+++ DATA EXTRACT +++
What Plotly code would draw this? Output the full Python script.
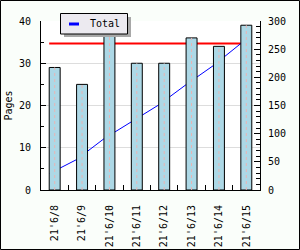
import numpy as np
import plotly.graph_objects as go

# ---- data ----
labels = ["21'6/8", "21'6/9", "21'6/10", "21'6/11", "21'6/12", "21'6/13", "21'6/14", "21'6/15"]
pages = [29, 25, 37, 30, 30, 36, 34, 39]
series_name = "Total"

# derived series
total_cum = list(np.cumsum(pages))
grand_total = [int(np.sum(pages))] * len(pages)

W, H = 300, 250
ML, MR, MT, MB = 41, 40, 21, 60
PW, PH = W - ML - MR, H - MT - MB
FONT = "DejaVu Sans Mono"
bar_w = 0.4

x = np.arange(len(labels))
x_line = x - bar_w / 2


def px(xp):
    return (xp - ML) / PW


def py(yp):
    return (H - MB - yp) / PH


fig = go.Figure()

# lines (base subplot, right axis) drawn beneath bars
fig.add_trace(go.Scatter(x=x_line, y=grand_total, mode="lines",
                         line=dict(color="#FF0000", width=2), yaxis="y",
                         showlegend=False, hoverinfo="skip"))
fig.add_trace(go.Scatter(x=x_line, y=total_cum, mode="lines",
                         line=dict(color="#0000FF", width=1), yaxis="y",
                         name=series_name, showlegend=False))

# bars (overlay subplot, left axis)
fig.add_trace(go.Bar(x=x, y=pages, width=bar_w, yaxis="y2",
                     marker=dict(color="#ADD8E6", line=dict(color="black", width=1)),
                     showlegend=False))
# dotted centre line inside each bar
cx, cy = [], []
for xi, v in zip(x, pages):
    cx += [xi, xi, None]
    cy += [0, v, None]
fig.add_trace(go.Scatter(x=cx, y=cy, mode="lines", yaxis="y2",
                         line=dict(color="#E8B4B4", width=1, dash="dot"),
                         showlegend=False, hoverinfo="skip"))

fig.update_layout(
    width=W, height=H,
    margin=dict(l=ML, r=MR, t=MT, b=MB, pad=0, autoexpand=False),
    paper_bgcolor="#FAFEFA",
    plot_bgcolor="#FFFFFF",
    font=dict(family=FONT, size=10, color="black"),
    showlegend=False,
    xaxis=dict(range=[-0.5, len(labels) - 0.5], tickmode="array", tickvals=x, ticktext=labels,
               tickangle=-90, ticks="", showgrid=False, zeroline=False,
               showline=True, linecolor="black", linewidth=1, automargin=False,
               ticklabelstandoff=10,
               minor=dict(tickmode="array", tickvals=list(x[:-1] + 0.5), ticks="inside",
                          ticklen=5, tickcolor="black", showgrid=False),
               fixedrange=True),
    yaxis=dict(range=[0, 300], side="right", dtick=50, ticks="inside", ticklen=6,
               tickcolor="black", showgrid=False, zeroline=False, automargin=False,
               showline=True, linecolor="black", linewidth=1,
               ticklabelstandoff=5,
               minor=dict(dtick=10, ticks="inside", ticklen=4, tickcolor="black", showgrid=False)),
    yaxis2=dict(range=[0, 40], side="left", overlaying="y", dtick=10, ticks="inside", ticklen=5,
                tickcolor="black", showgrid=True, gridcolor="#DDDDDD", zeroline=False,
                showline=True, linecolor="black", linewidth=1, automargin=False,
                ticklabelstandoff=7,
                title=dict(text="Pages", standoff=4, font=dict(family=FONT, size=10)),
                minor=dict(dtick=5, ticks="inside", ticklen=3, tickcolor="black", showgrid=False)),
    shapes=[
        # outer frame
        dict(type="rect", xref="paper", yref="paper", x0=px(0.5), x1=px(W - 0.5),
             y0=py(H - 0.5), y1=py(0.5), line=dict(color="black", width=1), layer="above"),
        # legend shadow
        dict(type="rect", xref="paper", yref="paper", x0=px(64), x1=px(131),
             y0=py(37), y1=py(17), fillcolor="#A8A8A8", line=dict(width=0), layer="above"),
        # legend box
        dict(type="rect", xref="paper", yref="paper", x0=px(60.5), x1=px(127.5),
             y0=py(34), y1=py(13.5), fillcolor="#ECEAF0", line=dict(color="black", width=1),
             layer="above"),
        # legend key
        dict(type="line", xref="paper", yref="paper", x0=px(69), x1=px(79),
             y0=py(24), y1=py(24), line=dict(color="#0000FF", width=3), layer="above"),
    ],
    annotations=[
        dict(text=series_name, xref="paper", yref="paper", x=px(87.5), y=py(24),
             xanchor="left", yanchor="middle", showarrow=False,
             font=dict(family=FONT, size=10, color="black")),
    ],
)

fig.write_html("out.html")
+++
Leave out any pictures and return exactly the lines from the beginning of the data through the line with "grand_total = [int(np.sum(pages))]", inclusive.

- [FINAL ANSWER]:
What Plotly code would draw this? Output the full Python script.
import numpy as np
import plotly.graph_objects as go

# ---- data ----
labels = ["21'6/8", "21'6/9", "21'6/10", "21'6/11", "21'6/12", "21'6/13", "21'6/14", "21'6/15"]
pages = [29, 25, 37, 30, 30, 36, 34, 39]
series_name = "Total"

# derived series
total_cum = list(np.cumsum(pages))
grand_total = [int(np.sum(pages))] * len(pages)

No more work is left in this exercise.